Clint Eastwood... Il serait présomptueux de prétendre écrire quoi que ce soit qui n’aurait déjà été dit sur ce monstre sacré du cinéma. Je vais toutefois m’essayer à cet exercice maintes fois répété.
Jeune acteur, c’est le Western qui va le révéler. En effet, c’est en tant que cowboy dans des Etats-Unis fraichement marqués par la guerre de Sécession qu’il fait ses débuts dans la série télévisée Rawhide. Mais c’est sous la férule de l’immense Sergio Leone qu’il va connaître ses premières heures de gloire dans la « Trilogie du Dollar » : « Pour une poignée de dollars », « …et pour quelques dollars de plus » et « Le bon, la Brute et le Truand » connaissent un grand succès à travers le monde, hissant son interprète principal au rang de star montante du cinéma mondial.
Dès lors, sa carrière d’acteur ne cesse de faire de lui, au grès de prestations souvent impeccables, un monstre sacré du cinéma. Ce « titre honorifique » est souvent attribué à une carrière d’acteur longue de 54 années (jusqu’à Gran Torino), mais Eastwood le doit certainement plus encore à sa passion pour la réalisation. Ses films sont généralement de facture assez classique, sans démonstration technique (si ce n’est la stupéfiante beauté des images) ni effets tapageurs, afin de privilégier des scénarios finement ciselés qui traitent généralement de l’histoire des Etats-Unis à travers des histoires humaines souvent poignantes.
Million Dollar Baby ne déroge pas à la règle. Sortit dans les salles françaises en Mars 2005, il est empreint du classicisme de son réalisateur. Dès les premières minutes, les notes de « Blue Morgan » retentissent, et vous emportent dans un modeste gymnase où flottent encore les souvenirs et les rêves brisés d’anciens boxers coachés par Frankie, et son éternel ami Scrap. C’est la rencontre avec Maggie Fitzgerald, une boxeuse quelconque à qui la vie n’a pas fait de cadeaux qui va bouleverser le quotidien tranquille de ces deux hommes.
Un talent limité, mais une envie et une abnégation sans failles pour atteindre son but, c’est un peu l’histoire du rêve américain, du self-made man qui part de rien avant de construire son empire. Partant d’un synopsis assez basique, Clint Eastwood nous livre finalement une perle narrative.
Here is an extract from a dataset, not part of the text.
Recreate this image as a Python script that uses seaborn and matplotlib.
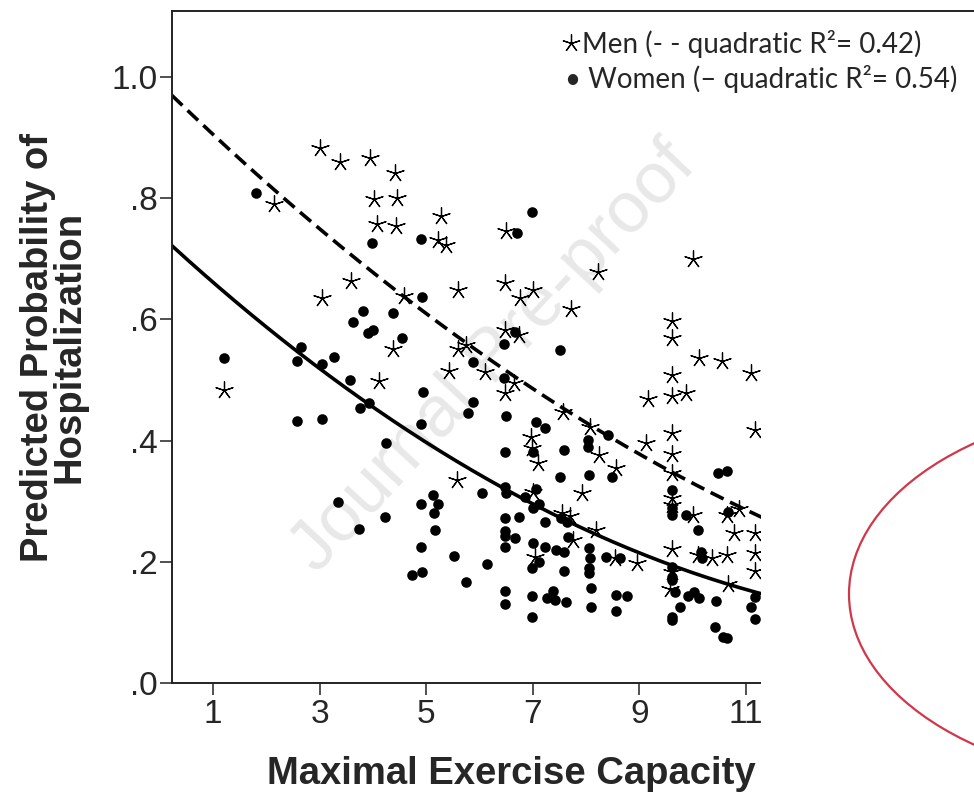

Les multiples rebondissements qui accompagnent la montée en puissance de l’héroïne sont parfaitement orchestrés : ses hauts, ses bas, et la complicité qui s’installe entre les deux protagonistes que tout oppose. D’un côté, un coach sexiste frustré par la perte d’un poulain candidat au titre mondial et de l’autre, cette femme qui manque cruellement de talent, qui a déjà un âge avancé (pour une boxeuse), et qui est de sexe féminin, ce qui aux yeux de son coach constitue son principal défaut.
Au-delà de cette histoire ambivalente, faite d’ascension vers les sommets et de descente aux enfers, la qualité du film réside dans les partitions sans failles de ses acteurs, Hillary Swank en tête. Personne n’aurait pu être aussi crédible qu’elle dans le rôle de Maggie, dans ce personnage peu épargné par la vie, et qui voit ses rêves partir en fumée quant elle les touche du doigt. Sa beauté très singulière ajoute énormément de charme et d’émotion à son interprétation. Que dire, également, de Clint Eastwood et de Morgan Freeman qui n’en sont plus à leurs premiers coups d’essai, et qui montrent là toute leur expérience et leur talent dans des partitions sans fausses notes. L’ensemble des personnages qui gravitent autour d’eux s’en tirent également à bon compte, avec une mention spéciale aux différentes boxeuses et à la famille Fitzgerald, incroyable de réalisme dans des rôles ingrats.
Au-delà du film de boxe « standard », de la violence et du réalisme parfois douloureux des combats, Million Dollar Baby est avant tout un plaidoyer pour de nombreuses causes chères au réalisateur. Tout d’abord, la liberté d’autrui de disposer comme il l’entend de sa vie, à travers le thème de l’euthanasie. C’est également un vibrant hommage au sport et ses valeurs, comme l’effort, l’humilité et l’abnégation. Enfin, le tour de force de ce bijou est d’être aussi, et avant tout, un bel hymne à l’amour, tout en retenue, symbolisée par la délicate dévotion de Frankie pour Maggie dans la 3ème partie du film.
Comme souvent après un film réalisé par Clint Eastwood, on sort du visionnage avec la gorge nouée, « retourné » et mélancolique. C’est encore plus le cas ici avec Million Dollar Baby, que je placerai au sommet des réalisations de l’américain, en compagnie, excusez du peu, de « Sur la Route de Madison » ou « Gran Torino ».